[Begin]

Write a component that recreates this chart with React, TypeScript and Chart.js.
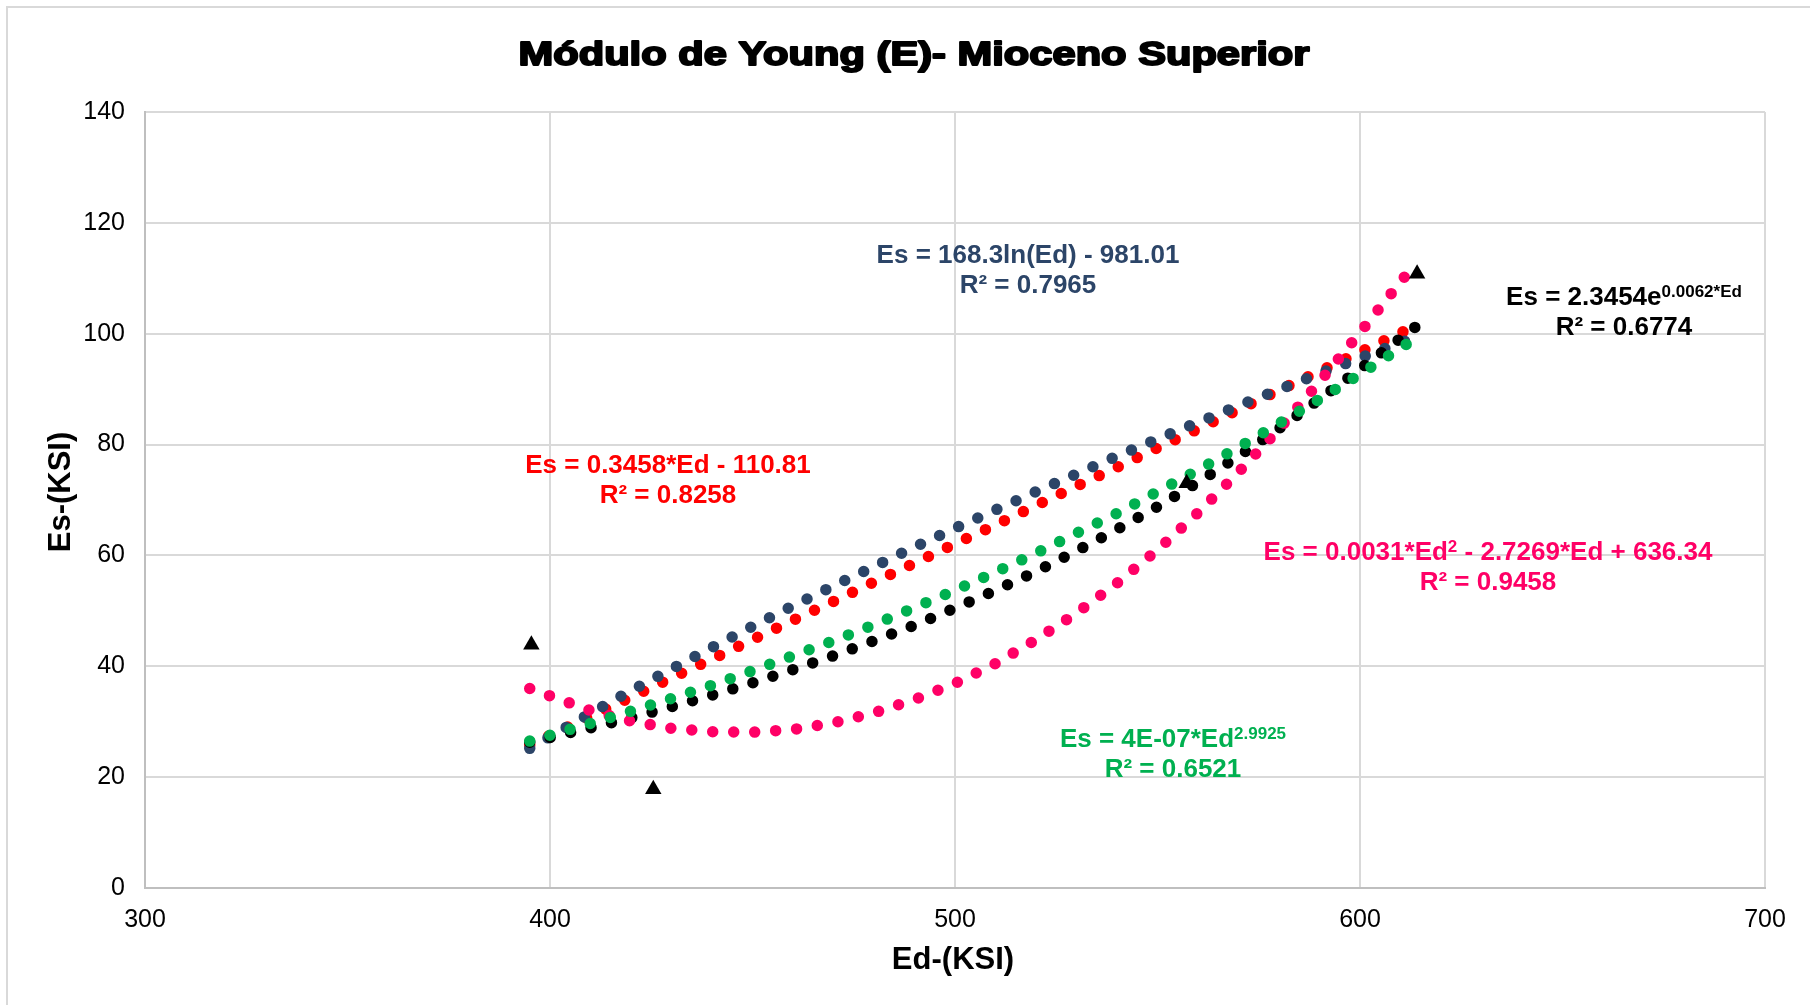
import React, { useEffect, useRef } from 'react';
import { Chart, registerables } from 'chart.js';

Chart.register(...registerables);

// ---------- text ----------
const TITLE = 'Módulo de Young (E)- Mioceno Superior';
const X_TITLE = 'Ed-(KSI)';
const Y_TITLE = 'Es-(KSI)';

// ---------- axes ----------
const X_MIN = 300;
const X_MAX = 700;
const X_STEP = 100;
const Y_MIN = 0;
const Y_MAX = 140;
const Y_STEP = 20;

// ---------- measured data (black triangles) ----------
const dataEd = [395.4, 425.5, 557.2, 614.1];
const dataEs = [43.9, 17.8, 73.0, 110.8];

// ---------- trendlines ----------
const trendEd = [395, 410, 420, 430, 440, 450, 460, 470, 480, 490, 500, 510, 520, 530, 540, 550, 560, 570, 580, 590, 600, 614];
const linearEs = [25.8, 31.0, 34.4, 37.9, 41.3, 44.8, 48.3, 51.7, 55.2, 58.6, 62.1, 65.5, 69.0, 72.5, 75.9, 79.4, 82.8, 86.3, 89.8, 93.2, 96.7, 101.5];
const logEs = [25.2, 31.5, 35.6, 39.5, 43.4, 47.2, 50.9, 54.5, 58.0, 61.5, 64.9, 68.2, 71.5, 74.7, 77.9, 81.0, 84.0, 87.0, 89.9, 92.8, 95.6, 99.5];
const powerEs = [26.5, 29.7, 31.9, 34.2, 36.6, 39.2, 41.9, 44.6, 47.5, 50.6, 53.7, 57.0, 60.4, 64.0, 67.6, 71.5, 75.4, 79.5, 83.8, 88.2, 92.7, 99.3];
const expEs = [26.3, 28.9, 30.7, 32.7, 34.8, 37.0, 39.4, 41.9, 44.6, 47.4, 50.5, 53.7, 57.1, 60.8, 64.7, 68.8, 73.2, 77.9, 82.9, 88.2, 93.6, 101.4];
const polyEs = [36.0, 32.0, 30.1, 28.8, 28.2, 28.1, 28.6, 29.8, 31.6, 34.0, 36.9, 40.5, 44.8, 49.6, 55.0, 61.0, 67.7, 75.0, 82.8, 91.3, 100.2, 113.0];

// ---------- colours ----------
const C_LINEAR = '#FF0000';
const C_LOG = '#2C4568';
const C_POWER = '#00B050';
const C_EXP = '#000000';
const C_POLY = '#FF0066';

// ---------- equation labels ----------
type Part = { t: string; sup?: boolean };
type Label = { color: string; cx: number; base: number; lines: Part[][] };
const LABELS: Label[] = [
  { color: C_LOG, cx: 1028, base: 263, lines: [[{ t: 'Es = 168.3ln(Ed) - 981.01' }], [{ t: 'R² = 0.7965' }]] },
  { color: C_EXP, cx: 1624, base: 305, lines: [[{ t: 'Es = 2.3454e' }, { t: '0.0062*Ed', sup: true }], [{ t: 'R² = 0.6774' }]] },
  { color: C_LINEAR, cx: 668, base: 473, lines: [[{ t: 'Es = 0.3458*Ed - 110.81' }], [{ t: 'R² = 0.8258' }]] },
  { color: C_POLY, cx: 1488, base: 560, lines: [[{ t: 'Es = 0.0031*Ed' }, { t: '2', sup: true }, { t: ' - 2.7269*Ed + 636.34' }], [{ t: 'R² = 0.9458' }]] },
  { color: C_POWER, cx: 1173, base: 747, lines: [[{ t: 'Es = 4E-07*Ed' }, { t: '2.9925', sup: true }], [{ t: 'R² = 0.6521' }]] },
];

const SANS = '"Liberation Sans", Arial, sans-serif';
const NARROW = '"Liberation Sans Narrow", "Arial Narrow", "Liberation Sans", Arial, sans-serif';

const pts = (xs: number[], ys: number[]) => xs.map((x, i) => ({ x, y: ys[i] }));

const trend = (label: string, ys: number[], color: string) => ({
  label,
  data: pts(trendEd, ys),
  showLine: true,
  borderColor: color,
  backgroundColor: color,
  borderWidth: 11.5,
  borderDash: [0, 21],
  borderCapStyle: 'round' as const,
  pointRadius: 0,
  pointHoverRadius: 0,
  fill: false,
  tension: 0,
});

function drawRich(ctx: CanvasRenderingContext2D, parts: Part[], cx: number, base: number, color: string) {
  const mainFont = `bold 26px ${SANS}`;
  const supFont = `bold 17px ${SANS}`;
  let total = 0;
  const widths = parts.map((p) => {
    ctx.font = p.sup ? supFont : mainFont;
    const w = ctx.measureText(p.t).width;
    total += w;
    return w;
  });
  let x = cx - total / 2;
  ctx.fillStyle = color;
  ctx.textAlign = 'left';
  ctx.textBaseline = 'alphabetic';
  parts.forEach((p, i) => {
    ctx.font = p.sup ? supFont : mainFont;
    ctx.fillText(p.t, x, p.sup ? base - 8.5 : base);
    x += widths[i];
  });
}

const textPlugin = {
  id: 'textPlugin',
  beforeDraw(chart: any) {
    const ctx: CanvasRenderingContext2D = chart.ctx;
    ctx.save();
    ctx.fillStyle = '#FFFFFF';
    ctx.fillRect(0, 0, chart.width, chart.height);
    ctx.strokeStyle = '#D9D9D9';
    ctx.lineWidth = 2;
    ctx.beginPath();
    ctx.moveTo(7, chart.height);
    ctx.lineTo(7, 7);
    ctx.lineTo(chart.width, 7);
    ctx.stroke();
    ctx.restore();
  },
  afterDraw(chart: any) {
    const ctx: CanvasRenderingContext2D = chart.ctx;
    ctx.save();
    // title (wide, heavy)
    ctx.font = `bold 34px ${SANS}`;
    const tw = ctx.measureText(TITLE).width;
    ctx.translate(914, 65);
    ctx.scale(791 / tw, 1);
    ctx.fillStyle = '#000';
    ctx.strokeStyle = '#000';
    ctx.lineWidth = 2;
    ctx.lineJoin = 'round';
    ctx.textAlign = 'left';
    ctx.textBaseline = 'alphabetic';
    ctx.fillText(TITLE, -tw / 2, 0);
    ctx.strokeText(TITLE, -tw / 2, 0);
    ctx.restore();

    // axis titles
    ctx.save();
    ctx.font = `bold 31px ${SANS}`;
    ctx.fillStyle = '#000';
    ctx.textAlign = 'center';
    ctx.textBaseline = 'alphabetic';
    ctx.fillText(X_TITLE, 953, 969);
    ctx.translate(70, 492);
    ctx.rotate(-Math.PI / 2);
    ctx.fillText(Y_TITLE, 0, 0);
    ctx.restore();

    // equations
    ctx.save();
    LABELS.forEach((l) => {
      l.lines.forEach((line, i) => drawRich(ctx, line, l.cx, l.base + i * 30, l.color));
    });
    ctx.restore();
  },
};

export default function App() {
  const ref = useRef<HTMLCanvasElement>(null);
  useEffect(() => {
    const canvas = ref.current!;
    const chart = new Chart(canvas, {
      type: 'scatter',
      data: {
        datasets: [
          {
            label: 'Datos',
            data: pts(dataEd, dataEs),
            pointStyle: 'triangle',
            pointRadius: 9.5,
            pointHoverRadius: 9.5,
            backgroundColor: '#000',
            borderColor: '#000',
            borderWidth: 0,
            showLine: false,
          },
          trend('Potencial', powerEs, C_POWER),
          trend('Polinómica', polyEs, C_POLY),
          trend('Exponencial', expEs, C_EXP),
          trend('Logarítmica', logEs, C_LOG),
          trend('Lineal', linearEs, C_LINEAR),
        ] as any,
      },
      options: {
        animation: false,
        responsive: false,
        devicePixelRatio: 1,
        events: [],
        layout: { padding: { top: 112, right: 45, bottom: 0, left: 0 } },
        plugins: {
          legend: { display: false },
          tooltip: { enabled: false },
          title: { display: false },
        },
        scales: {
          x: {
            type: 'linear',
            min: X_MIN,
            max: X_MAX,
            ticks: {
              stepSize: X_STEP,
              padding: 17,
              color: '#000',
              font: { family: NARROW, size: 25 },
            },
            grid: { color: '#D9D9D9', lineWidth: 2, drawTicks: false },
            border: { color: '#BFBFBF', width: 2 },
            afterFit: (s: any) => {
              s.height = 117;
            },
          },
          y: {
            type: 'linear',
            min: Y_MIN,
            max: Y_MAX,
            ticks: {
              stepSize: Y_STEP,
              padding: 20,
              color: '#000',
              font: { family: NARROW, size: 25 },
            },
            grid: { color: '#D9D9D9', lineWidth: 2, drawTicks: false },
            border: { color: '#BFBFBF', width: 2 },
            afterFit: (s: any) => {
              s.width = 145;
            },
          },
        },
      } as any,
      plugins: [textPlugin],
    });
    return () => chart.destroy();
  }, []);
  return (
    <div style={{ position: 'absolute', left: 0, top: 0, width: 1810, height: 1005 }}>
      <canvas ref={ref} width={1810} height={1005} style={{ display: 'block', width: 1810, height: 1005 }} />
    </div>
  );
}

[End]

TASK INSTRUCTIONS:
Leave the pictures out and reproduce exactly the lines from the top of the listing above through the line with "const Y_STEP = 20;".

RESULT FOR THIS EXERCISE:
Write a component that recreates this chart with React, TypeScript and Chart.js.
import React, { useEffect, useRef } from 'react';
import { Chart, registerables } from 'chart.js';

Chart.register(...registerables);

// ---------- text ----------
const TITLE = 'Módulo de Young (E)- Mioceno Superior';
const X_TITLE = 'Ed-(KSI)';
const Y_TITLE = 'Es-(KSI)';

// ---------- axes ----------
const X_MIN = 300;
const X_MAX = 700;
const X_STEP = 100;
const Y_MIN = 0;
const Y_MAX = 140;
const Y_STEP = 20;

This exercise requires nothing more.